__Task__:
Could you copy exactly the lines from the start of the records through the one containing "ticks_y = [0, 10, 20, 30, 40, 50, 60]", both included, and leave out the pictures?

__Records for the task__:
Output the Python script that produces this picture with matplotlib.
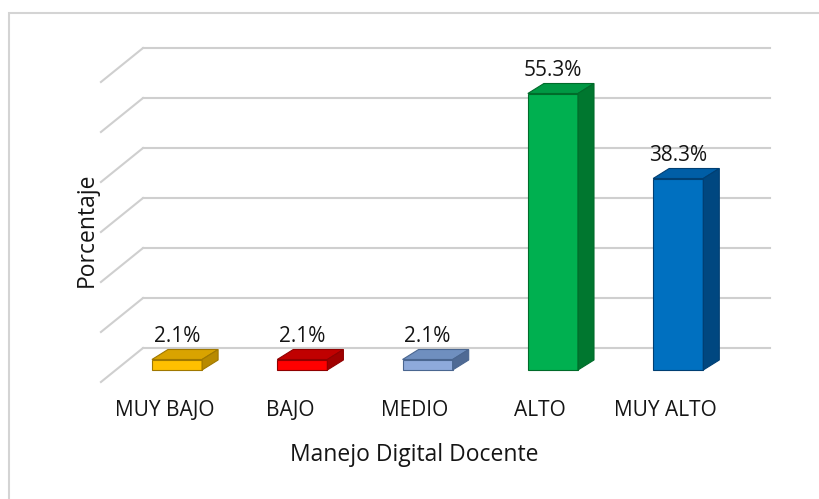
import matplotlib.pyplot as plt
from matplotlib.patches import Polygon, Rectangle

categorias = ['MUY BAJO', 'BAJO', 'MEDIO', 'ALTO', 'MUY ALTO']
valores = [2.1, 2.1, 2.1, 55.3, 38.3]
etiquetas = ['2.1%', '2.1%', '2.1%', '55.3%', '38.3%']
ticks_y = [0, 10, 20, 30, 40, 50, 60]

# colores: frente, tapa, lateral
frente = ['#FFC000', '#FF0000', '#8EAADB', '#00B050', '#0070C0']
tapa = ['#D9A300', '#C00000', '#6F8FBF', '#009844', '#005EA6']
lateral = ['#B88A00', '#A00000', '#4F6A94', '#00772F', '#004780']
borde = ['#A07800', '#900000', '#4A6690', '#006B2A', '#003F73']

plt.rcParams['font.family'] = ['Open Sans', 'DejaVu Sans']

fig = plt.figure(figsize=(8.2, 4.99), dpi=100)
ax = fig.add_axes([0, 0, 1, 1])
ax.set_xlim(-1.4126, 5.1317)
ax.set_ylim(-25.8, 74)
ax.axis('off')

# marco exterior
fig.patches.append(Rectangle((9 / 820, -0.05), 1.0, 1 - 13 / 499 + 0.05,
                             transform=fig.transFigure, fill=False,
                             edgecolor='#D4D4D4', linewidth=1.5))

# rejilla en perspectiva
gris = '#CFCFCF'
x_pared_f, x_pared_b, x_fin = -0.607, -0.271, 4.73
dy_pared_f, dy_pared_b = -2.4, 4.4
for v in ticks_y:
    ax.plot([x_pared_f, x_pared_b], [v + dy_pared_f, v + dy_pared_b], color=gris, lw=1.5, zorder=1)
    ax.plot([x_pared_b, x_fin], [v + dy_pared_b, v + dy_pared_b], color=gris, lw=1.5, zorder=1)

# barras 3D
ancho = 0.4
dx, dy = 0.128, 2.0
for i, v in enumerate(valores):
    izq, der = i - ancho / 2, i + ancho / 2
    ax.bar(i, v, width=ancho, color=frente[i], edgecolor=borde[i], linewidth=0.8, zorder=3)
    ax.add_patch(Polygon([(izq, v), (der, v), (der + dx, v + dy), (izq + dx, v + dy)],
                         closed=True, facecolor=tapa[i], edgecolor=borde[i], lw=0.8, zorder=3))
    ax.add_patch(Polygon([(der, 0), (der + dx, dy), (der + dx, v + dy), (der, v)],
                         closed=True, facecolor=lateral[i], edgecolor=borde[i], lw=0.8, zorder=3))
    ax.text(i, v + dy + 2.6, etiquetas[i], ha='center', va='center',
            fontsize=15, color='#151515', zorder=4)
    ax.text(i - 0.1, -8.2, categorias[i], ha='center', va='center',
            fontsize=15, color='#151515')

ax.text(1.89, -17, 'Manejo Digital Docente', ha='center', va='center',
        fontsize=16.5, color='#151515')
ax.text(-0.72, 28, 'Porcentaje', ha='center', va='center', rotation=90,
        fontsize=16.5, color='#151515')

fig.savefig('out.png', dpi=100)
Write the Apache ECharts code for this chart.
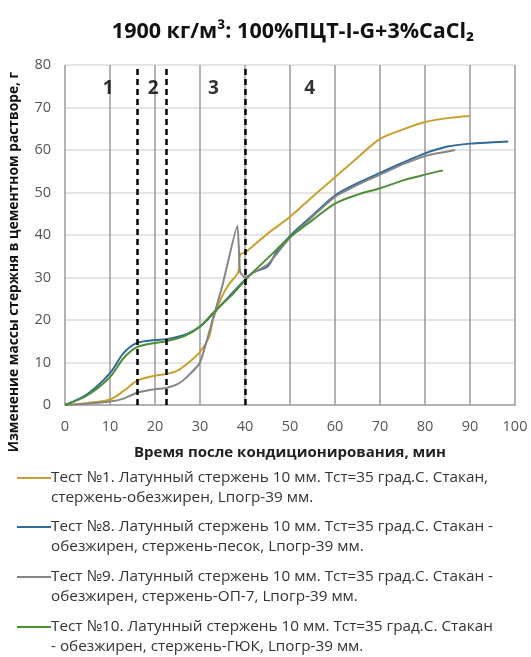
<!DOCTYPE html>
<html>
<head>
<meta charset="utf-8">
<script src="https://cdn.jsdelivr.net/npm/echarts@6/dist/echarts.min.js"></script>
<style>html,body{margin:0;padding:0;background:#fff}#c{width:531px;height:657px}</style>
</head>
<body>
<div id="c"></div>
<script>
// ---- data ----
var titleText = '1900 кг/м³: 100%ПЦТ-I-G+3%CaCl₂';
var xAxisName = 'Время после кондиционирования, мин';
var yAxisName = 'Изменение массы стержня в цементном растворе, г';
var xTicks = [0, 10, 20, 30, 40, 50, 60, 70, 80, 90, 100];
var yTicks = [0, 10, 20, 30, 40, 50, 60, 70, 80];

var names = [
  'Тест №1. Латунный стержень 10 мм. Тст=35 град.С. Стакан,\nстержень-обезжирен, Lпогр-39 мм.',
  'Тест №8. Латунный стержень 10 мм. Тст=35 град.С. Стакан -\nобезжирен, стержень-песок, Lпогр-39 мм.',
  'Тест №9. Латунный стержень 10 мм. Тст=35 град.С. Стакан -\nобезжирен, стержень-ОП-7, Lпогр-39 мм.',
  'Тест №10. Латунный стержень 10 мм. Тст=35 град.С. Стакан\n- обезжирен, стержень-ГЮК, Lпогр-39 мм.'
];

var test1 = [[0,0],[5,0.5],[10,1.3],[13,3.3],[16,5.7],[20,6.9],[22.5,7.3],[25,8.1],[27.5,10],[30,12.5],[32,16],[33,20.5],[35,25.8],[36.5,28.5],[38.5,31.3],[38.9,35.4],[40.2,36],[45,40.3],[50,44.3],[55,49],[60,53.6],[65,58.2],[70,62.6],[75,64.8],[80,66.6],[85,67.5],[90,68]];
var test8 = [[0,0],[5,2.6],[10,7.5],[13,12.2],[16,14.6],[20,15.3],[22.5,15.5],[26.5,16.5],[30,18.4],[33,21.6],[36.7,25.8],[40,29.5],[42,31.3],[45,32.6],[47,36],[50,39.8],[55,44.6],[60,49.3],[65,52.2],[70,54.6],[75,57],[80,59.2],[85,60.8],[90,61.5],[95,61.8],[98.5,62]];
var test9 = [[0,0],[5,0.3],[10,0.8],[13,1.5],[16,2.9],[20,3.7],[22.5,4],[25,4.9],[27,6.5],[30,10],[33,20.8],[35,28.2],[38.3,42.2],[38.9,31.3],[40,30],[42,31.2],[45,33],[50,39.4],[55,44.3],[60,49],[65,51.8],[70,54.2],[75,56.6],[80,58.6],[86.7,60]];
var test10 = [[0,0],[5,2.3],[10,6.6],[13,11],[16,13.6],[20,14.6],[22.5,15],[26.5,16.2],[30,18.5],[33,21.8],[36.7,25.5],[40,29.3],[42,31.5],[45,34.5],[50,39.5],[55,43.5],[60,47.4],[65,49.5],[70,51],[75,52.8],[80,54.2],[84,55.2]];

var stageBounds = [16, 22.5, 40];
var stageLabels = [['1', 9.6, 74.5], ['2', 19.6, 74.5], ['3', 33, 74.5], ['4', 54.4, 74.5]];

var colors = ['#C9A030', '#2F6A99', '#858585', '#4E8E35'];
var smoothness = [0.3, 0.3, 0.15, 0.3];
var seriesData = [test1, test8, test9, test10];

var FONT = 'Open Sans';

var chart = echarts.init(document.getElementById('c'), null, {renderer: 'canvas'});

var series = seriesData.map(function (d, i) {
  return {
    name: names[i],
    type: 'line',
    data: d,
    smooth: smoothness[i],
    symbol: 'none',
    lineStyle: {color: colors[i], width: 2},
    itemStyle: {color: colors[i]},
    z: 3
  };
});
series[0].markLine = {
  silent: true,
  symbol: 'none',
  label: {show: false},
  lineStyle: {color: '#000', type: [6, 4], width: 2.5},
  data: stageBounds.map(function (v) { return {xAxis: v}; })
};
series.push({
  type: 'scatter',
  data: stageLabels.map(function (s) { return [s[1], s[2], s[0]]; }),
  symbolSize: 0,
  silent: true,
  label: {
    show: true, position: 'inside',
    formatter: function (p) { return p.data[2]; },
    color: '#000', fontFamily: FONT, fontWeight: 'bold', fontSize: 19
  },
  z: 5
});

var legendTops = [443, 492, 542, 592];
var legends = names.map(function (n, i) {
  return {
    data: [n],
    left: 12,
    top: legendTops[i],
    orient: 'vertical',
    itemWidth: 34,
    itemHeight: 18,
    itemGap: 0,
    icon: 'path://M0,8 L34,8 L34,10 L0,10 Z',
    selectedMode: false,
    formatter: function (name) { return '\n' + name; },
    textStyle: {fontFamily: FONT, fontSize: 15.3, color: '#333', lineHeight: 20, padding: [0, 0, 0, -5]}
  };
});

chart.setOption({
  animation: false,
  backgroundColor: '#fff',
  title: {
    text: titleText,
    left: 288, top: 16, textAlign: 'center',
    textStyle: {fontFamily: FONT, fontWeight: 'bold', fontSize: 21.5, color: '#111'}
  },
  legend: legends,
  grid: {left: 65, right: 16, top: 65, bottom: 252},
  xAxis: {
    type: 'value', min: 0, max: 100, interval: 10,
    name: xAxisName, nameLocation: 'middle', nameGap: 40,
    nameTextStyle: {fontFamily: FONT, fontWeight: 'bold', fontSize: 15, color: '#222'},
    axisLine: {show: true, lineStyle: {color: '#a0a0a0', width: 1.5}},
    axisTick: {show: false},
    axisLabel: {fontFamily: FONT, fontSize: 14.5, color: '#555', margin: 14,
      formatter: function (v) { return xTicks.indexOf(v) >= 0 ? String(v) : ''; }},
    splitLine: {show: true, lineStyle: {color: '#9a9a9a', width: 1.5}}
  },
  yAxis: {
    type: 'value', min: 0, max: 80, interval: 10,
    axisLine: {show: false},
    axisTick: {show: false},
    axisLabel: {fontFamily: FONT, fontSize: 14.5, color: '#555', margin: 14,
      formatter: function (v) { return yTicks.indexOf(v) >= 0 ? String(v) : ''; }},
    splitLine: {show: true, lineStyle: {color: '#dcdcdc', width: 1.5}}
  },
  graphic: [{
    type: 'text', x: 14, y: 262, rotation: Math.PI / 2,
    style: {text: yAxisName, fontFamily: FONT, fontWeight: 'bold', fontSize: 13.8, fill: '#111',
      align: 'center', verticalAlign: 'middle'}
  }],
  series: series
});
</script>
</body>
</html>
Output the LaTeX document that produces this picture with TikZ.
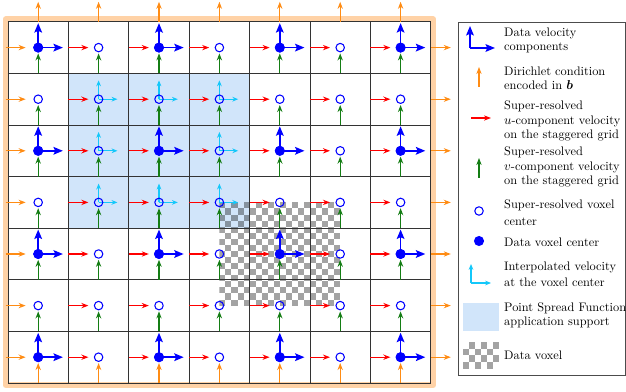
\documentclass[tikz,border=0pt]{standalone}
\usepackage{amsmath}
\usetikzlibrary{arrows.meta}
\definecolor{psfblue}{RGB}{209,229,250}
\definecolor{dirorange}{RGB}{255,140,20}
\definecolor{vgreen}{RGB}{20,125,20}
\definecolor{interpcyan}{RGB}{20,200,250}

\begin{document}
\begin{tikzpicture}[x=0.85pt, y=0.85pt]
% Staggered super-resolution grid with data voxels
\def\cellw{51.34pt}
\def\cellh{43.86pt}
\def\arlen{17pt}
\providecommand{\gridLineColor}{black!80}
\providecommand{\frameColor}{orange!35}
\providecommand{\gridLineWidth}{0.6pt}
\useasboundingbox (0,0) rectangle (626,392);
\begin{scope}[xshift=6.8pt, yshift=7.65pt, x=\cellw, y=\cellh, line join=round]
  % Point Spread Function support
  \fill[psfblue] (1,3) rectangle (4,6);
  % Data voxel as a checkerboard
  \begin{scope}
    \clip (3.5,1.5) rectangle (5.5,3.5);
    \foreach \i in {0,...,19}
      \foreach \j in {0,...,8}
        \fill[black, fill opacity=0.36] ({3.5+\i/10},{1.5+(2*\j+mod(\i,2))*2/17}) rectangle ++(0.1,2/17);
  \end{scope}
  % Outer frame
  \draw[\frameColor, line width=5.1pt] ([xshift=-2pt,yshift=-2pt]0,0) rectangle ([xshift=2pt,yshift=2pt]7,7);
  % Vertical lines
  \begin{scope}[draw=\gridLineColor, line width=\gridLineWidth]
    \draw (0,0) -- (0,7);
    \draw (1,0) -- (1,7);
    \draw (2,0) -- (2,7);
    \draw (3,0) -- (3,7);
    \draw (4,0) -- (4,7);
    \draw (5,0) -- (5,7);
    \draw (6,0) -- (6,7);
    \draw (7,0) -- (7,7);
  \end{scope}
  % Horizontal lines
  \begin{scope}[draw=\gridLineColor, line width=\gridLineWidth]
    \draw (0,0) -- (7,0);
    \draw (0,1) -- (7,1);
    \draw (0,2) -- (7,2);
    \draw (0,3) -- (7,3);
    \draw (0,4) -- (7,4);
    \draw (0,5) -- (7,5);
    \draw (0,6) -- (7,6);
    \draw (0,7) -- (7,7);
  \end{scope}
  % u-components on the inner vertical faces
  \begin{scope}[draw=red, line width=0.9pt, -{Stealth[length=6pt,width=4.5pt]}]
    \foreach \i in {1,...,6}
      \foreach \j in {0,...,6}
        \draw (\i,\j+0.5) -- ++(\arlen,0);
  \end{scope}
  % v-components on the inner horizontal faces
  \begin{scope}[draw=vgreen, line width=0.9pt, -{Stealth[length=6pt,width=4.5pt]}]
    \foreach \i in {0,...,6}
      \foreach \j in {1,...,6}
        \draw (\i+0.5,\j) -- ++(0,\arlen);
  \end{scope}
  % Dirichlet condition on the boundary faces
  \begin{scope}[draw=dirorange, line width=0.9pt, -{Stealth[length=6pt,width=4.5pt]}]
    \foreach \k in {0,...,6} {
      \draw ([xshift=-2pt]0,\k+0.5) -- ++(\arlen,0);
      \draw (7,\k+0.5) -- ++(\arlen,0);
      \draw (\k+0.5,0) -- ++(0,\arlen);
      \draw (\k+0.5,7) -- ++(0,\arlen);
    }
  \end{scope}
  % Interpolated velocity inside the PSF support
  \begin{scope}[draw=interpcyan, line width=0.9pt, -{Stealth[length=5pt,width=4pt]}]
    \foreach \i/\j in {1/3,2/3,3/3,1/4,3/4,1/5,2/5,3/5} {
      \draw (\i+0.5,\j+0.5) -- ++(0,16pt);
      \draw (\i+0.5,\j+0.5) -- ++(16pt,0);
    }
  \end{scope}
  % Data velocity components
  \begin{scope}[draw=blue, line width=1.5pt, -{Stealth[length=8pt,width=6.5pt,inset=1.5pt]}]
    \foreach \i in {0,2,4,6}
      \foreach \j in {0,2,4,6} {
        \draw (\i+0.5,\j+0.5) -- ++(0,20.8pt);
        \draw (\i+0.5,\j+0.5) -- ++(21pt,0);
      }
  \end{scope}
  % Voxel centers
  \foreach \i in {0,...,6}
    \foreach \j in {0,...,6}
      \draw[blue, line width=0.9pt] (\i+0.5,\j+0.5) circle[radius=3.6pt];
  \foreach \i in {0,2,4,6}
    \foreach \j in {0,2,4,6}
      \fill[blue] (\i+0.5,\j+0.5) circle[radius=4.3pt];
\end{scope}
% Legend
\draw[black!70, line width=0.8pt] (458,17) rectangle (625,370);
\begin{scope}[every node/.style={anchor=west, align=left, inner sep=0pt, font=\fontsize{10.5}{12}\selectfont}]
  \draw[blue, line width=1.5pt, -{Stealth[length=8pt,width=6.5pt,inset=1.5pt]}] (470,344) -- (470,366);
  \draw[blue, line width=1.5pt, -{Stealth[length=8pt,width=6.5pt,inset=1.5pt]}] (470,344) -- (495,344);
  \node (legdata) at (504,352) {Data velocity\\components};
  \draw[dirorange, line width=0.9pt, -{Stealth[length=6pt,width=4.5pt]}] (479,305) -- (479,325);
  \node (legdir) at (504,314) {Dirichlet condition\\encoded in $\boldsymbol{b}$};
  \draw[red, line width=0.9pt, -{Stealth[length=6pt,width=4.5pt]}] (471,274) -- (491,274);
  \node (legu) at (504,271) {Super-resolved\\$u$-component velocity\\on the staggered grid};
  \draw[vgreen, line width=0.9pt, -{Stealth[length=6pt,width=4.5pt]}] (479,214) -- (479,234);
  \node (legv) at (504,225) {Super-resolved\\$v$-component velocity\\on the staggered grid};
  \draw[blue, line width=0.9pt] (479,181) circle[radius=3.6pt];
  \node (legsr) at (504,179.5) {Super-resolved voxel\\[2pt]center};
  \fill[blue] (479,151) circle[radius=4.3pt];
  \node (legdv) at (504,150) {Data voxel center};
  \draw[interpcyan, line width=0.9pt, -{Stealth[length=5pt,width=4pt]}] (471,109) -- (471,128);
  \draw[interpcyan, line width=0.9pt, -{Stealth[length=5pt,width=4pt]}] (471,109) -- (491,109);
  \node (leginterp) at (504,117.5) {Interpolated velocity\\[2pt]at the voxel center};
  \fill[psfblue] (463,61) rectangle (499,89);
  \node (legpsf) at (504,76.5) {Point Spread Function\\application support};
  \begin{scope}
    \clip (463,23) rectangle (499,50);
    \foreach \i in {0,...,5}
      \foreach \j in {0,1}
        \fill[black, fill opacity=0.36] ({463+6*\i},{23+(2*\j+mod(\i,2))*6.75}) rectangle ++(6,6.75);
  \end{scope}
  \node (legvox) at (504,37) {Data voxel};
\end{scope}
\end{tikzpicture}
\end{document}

__Final result__:
Output the Python script that produces this picture with matplotlib.
import matplotlib.pyplot as plt
from matplotlib.patches import Polygon, Rectangle

categorias = ['MUY BAJO', 'BAJO', 'MEDIO', 'ALTO', 'MUY ALTO']
valores = [2.1, 2.1, 2.1, 55.3, 38.3]
etiquetas = ['2.1%', '2.1%', '2.1%', '55.3%', '38.3%']
ticks_y = [0, 10, 20, 30, 40, 50, 60]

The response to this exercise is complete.